La vie avec cet homme, chacun s'en doute, ne devait pas être drôle
tous les jours. Consciente d'avoir rencontré et d'aimer un génie, Lucette lui avait
sacrifié la sienne, une vie d'artiste qu'elle qualifie d' " amusante ".
Danseuse dans une troupe recherchée, elle était partie en tournée aux Etats-Unis
pendant un an, puis à Tunis, à Cracovie, en Lituanie... Elle avait dû renoncer à tout
pour rester à ses côtés, le materner. " Il en avait tant besoin. Oui, il était
exigeant, mais par amour. il ne voulait pas que je fasse le ménage, ni la cuisine.
Seulement ma présence lui était indispensable ". Elle était sa " féerie
", ne cessait-il de dire.
Leur vie était bien réglée.

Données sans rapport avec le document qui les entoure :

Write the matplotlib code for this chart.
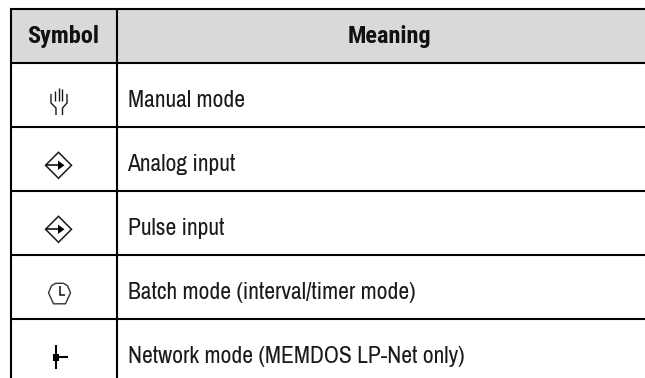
import matplotlib
matplotlib.use("Agg")
import matplotlib.pyplot as plt
from matplotlib.patches import Rectangle, Polygon

W, H = 645, 378
FONT = ["Archivo Narrow", "Roboto Condensed", "Liberation Sans", "DejaVu Sans"]
BOLD = ["Roboto Condensed", "PT Sans Narrow", "Liberation Sans", "DejaVu Sans"]

headers = ["Symbol", "Meaning"]
meanings = [
    "Manual mode",
    "Analog input",
    "Pulse input",
    "Batch mode (interval/timer mode)",
    "Network mode (MEMDOS LP-Net only)",
]
row_lines = [9, 62.5, 126.5, 190.5, 255, 319]
text_y = [100.5, 164.5, 228.5, 292.5, 356.5]

fig = plt.figure(figsize=(W / 100, H / 100), dpi=100)
ax = fig.add_axes([0, 0, 1, 1])
ax.set_xlim(0, W)
ax.set_ylim(H, 0)
ax.axis("off")

LW = 1.5
ax.add_patch(Rectangle((10, 9), W - 10, 53.5, fc="#d9d9d9", ec="none", zorder=0))
for y in row_lines:
    ax.plot([9.5, W], [y, y], color="black", lw=LW, solid_capstyle="butt", zorder=3)
for x in (10.5, 117):
    ax.plot([x, x], [8.5, H], color="black", lw=LW, solid_capstyle="butt", zorder=3)

ax.text(63.5, 36, headers[0], ha="center", va="center", family=BOLD, fontsize=17.5, fontweight="bold", color="#111111")
ax.text(389, 36, headers[1], ha="center", va="center", family=BOLD, fontsize=17.5, fontweight="bold", color="#111111")
for y, t in zip(text_y, meanings):
    ax.text(127.5, y, t, ha="left", va="center", family=FONT, fontsize=17, color="#1a1a1a")

ik = dict(color="#1a1a1a", lw=1.0, solid_capstyle="butt", solid_joinstyle="miter", zorder=4)

# hand
for x, y0 in ((55, 91), (58.5, 88), (62, 89)):
    ax.plot([x, x], [y0, 101], **ik)
ax.plot([51, 51, 56, 56], [94, 103, 108, 115], **ik)
ax.plot([67, 67, 62.5, 62.5], [94, 103, 108, 115], **ik)

# diamonds with arrow
for cy in (165.3, 229.3):
    ax.add_patch(Polygon([(58.5, cy - 13), (71.5, cy), (58.5, cy + 13), (45.5, cy)],
                         closed=True, fc="white", ec="#1a1a1a", lw=1.1, zorder=4))
    ax.plot([45.5, 59], [cy, cy], color="black", lw=1.1, solid_capstyle="butt", zorder=5)
    ax.add_patch(Polygon([(64.5, cy), (58, cy - 4.7), (58, cy + 4.7)], closed=True, fc="black", ec="none", zorder=5))

# clock
cx, cy = 59.5, 293.8
pts = [(-4, -10.5), (4, -10.5), (8, -8), (11, -1), (6, 10), (-6, 10), (-11, -1), (-8, -8)]
ax.add_patch(Polygon([(cx + a, cy + b) for a, b in pts], closed=True, fc="white", ec="#333333", lw=1.0, zorder=4))
ax.plot([cx, cx, cx + 5], [cy - 8, cy + 1, cy + 1], color="#111111", lw=1.1, solid_joinstyle="miter", solid_capstyle="butt", zorder=5)

# network
ax.plot([56, 56], [345, 369], color="black", lw=1.5, solid_capstyle="butt", zorder=4)
ax.plot([56, 68], [357, 357], color="black", lw=1.5, solid_capstyle="butt", zorder=4)
ax.add_patch(Rectangle((53, 354), 6, 7, fc="black", ec="none", zorder=4))

fig.savefig("out.png", dpi=100, facecolor="white")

Le mardi, elle n'avait pas de cours de
danse. Elle " descendait " à Paris en train pour faire des achats, surtout chez
Fauchon. Il s'inquiétait, connaissait toutes les heures d'arrivée des trains, imaginait
toujours une catastrophe ferroviaire lorsqu'elle n'était pas revenue à l'heure. " Louis
était un anxieux perpétuel ", dit-elle, songeuse, regardant Paris au loin.
Parfois, lorsqu'il estimait qu'elle avait dépensé trop d'argent,
" il m'engueulait " Le soir, de son débit saccadé, il lui lisait ce
qu'il avait écrit, toujours à l'encre sur des feuilles abondamment raturées de papier
jaune qu'il réunissait avec des pinces à linge et
suspendait dans sa cave, un endroit où il se plaisait bien. Il se nourrissait peu et mal
: du thé léger, des croissants, quelques gâteaux dans la journée, " il adorait
les croissants ", une soupe le soir. " Chaque matin, il tenait à me
préparer mon bol de café ". Puis il allait chercher son Figaro dans ta
boîte à lettres. Il s'y était abonné dès son arrivée à Meudon, " pour le
carnet du jour et plus précisément la chronique nécrologique ", affirmait-il.
Lui, ne sortait jamais, sauf pour se rendre chez le dentiste et, deux
ou trois fois, chez son éditeur, Gaston Gallimard avec lequel il entretenait une
correspondance tumultueuse. Un soir et ce fut un événement, il alla à Paris pour
applaudir une pièce de l'ami Marcel, La Tête des autres. Mais, de son arrivée à
Meudon en 1951 à sa mort dix ans plus tard, il ne s'est plus jamais rendu à Montmartre.
Ses amis venaient le voir : le danseur Serge Perrault, de la compagnie Roland Petit, un
ami de sa femme qui s'était pris de passion pour lui, et deux confrères, le Dr Brami, un fidèle, et le Dr Willemin, qui lui fermera les yeux, quelques
autres.
Tout cela est bien loin. Bien vieux. Aujourd'hui, route des Gardes, à
Meudon, il ne reste qu'une vieille dame entourée d'animaux, de souvenirs, de quelques
amis. Et un fantôme qui voyage au bout de la nuit. Un fantôme tout noir.